Nieuwe reystogt rondom de werreld, waarrin omstandiglyk beschreeven
worden de land-engte van Amerika, verscheydene kusten en eylanden in
Westindie, de eylanden van Kabo Verde, de doortogt van de Straat Le
Maire na de Zuydzee, de kusten van Chili, Peru, Mexiko. . .
Gravenhage: A. de Hondt, 1698-1700. Modem half calf.
This Dutch translation
indicates the interest among rival European maritime powers in
Spanish America in the late seventeenth-century, when Spain itself was
politically weak.

Popular British Opinion in the late 17th
Century
Casas, Bartolomé de las, 1474-1566.
An Account Of the First Voyages and Discoveries Made by the
Spaniards in America. Containing The most Exact Relation hitherto
publish'd, of their unparallel'd Cruelties on the Indians, in the
destruction of above Forty Millions of people. . . . Illustrated with
cuts.
London: Printed by J. Darby for D. Brown, 1699.
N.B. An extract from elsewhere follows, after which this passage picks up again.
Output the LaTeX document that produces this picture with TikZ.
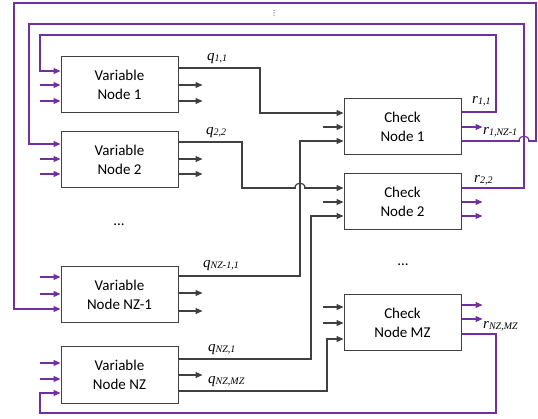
\documentclass[tikz,border=0pt]{standalone}
\usepackage{fontspec}
\setmainfont{Carlito}
\newfontfamily\labfont{Liberation Serif}
\newfontfamily\symfont{DejaVu Sans}
\usetikzlibrary{arrows.meta}
\definecolor{vio}{HTML}{7030A0}
\definecolor{ink}{HTML}{404040}
% message label: italic letter with a smaller italic index
\newcommand{\msglab}[2]{{\labfont\itshape\fontsize{15}{15}\selectfont #1\raisebox{-1pt}{\fontsize{10}{10}\selectfont #2}}}
\begin{document}
\begin{tikzpicture}[x=1pt,y=-1pt,
  blk/.style={draw=ink, line width=1pt, minimum width=117pt, minimum height=56pt,
              inner sep=0pt, align=center, fill=white,
              font=\fontsize{15}{18.5}\selectfont},
  msg/.style={draw=ink, line width=1.2pt},
  fb/.style={draw=vio, line width=1.2pt},
  tip/.style={-{Triangle[length=7pt,width=6pt]}},
  gap/.style={draw=white, line width=2.4pt},
  lab/.style={inner sep=0pt, anchor=base west},
  dots/.style={font=\fontsize{15}{15}\selectfont, inner sep=0pt},
]
\useasboundingbox (0,0) rectangle (538,419);

% variable nodes
\node[blk] (v1) at (119.5,85)  {Variable\\Node 1};
\node[blk] (v2) at (119.5,160) {Variable\\Node 2};
\node[blk] (v3) at (119.5,295) {Variable\\Node NZ-1};
\node[blk] (v4) at (119.5,375) {Variable\\Node NZ};
% check nodes
\node[blk] (c1) at (402.5,127) {Check\\Node 1};
\node[blk] (c2) at (402.5,202) {Check\\Node 2};
\node[blk] (c3) at (402.5,323) {Check\\Node MZ};

% ports (input i, output o)
\coordinate (v1i1) at ([yshift=14pt]v1.west);
\coordinate (v1i2) at (v1.west);
\coordinate (v1i3) at ([yshift=-16pt]v1.west);
\coordinate (v1o1) at ([yshift=17pt]v1.east);
\coordinate (v1o2) at (v1.east);
\coordinate (v1o3) at ([yshift=-16pt]v1.east);

\coordinate (v2i1) at ([yshift=16pt]v2.west);
\coordinate (v2i2) at ([yshift=1pt]v2.west);
\coordinate (v2i3) at ([yshift=-14pt]v2.west);
\coordinate (v2o1) at ([yshift=18pt]v2.east);
\coordinate (v2o2) at ([yshift=1pt]v2.east);
\coordinate (v2o3) at ([yshift=-14pt]v2.east);

\coordinate (v3i1) at ([yshift=18pt]v3.west);
\coordinate (v3i2) at ([yshift=1pt]v3.west);
\coordinate (v3i3) at ([yshift=-14pt]v3.west);
\coordinate (v3o1) at ([yshift=19pt]v3.east);
\coordinate (v3o2) at ([yshift=2pt]v3.east);
\coordinate (v3o3) at ([yshift=-16pt]v3.east);

\coordinate (v4i1) at ([yshift=12pt]v4.west);
\coordinate (v4i2) at ([yshift=-4pt]v4.west);
\coordinate (v4i3) at ([yshift=-18pt]v4.west);
\coordinate (v4o1) at ([yshift=16pt]v4.east);
\coordinate (v4o2) at (v4.east);
\coordinate (v4o3) at ([yshift=-16pt]v4.east);

\coordinate (c1i1) at ([yshift=14pt]c1.west);
\coordinate (c1i2) at (c1.west);
\coordinate (c1i3) at ([yshift=-14pt]c1.west);
\coordinate (c1o1) at ([yshift=15pt]c1.east);
\coordinate (c1o2) at (c1.east);
\coordinate (c1o3) at ([yshift=-14pt]c1.east);

\coordinate (c2i1) at ([yshift=14pt]c2.west);
\coordinate (c2i2) at (c2.west);
\coordinate (c2i3) at ([yshift=-14pt]c2.west);
\coordinate (c2o1) at ([yshift=14pt]c2.east);
\coordinate (c2o2) at (c2.east);
\coordinate (c2o3) at ([yshift=-14pt]c2.east);

\coordinate (c3i1) at ([yshift=16pt]c3.west);
\coordinate (c3i2) at (c3.west);
\coordinate (c3i3) at ([yshift=-16pt]c3.west);
\coordinate (c3o1) at ([yshift=18pt]c3.east);
\coordinate (c3o2) at ([yshift=4pt]c3.east);
\coordinate (c3o3) at ([yshift=-11pt]c3.east);

% incoming stubs of the variable nodes
\foreach \p in {v1i2,v1i3,v2i2,v2i3,v3i1,v3i2,v4i1,v4i2}
  \draw[fb,tip] ([xshift=-21pt]\p) -- (\p);
% outgoing stubs of the variable nodes
\foreach \p in {v1o2,v1o3,v2o2,v2o3,v3o2,v3o3,v4o2}
  \draw[msg,tip] (\p) -- ([xshift=24pt]\p);
% incoming stubs of the check nodes
\foreach \p in {c1i2,c2i2,c3i1,c3i2}
  \draw[msg,tip] ([xshift=-21pt]\p) -- (\p);
% outgoing stubs of the check nodes
\foreach \p in {c1o2,c2o2,c2o3,c3o1,c3o2}
  \draw[fb,tip] (\p) -- ([xshift=21pt]\p);

% variable-to-check messages (q2,2 hops over the q_{NZ-1,1} line)
\draw[msg,tip] (v1o1) -| (260,113) -- (c1i1);
\draw[msg,tip] (v2o1) -| (242,188) -- (c2i1);
\draw[gap] (295.6,188) -- (304.4,188);
\draw[msg] (295,188) .. controls (295,181.5) and (305,181.5) .. (305,188);
\draw[msg,tip] (v3o1) -| (300,141) -- (c1i3);
\draw[msg,tip] (v4o1) -| (311,216) -- (c2i3);
\draw[msg,tip] (v4o3) -| (327,339) -- (c3i3);

% check-to-variable messages (r1,NZ-1 hops over the r2,2 line)
\draw[fb,tip] (c1o1) -| (496,35) -| (40,71) -- (v1i1);
\draw[fb,tip] (c1o3) -| (536,3) -| (14,309) -- (v3i3);
\draw[gap] (519.6,141) -- (528.4,141);
\draw[fb] (519,141) .. controls (519,134.5) and (529,134.5) .. (529,141);
\draw[fb,tip] (c2o1) -| (524,24) -| (29,144) -- (v2i1);
\draw[fb,tip] (c3o3) -| (496,413) -| (40,393) -- (v4i3);

% labels
\node[lab] (lq11) at (207,61)  {\msglab{q}{1,1}};
\node[lab] (lq22) at (206,135) {\msglab{q}{2,2}};
\node[lab] (lq31) at (203,268) {\msglab{q}{NZ-1,1}};
\node[lab] (lq41) at (208,352) {\msglab{q}{NZ,1}};
\node[lab] (lq42) at (208,384) {\msglab{q}{NZ,MZ}};
\node[lab] (lr11) at (472,104) {\msglab{r}{1,1}};
\node[lab] (lr13) at (483,135) {\msglab{r}{1,NZ-1}};
\node[lab] (lr22) at (474,183) {\msglab{r}{2,2}};
\node[lab] (lr33) at (483,329) {\msglab{r}{NZ,MZ}};

% ellipses
\node[dots] (dv) at (119,225) {...};
\node[dots] (dc) at (403,265) {...};
\node[inner sep=0pt, font=\symfont\fontsize{7}{7}\selectfont] (dt) at (274,13.5) {⋮};
\end{tikzpicture}
\end{document}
Contemporary panelled calf.
This little
volume, a translation into English from a French condensation of
several different older works by Bartolomé de las Casas, indicates the
curious mixture in British attitudes of anti-Spanish outrage (in the
illustration) and of entrepreneurial ambition (in its appendix "The
Art of Travelling, fhewing how a Man may difpofe his Travels to
the beft advantage.).

An Account of
Dampier's Return to Mexico
Funnell, William. A voyage
round the world. Containing an account of Captain Dampier's expedition
into the South-seas in the ship St. George, in the years 1703 and 1704
. . . together with the author's voyage from Amapalla on the west
coast of Mexico, to East India.
London: W. Botham, for J.
Knapton, 1707. Contemporary calf.
Funnell, who
describes himself as mate but was apparently only the steward, sailed
on Dampier's third major voyage, when Dampier attacked but failed to
capture the Manila galleon, and had to abandon his expedition. The
map shown here depicts a section of the American coast where
buccaneers could land and raid both Spanish and Indian settlements,
which
they lurked in wait for richer prey.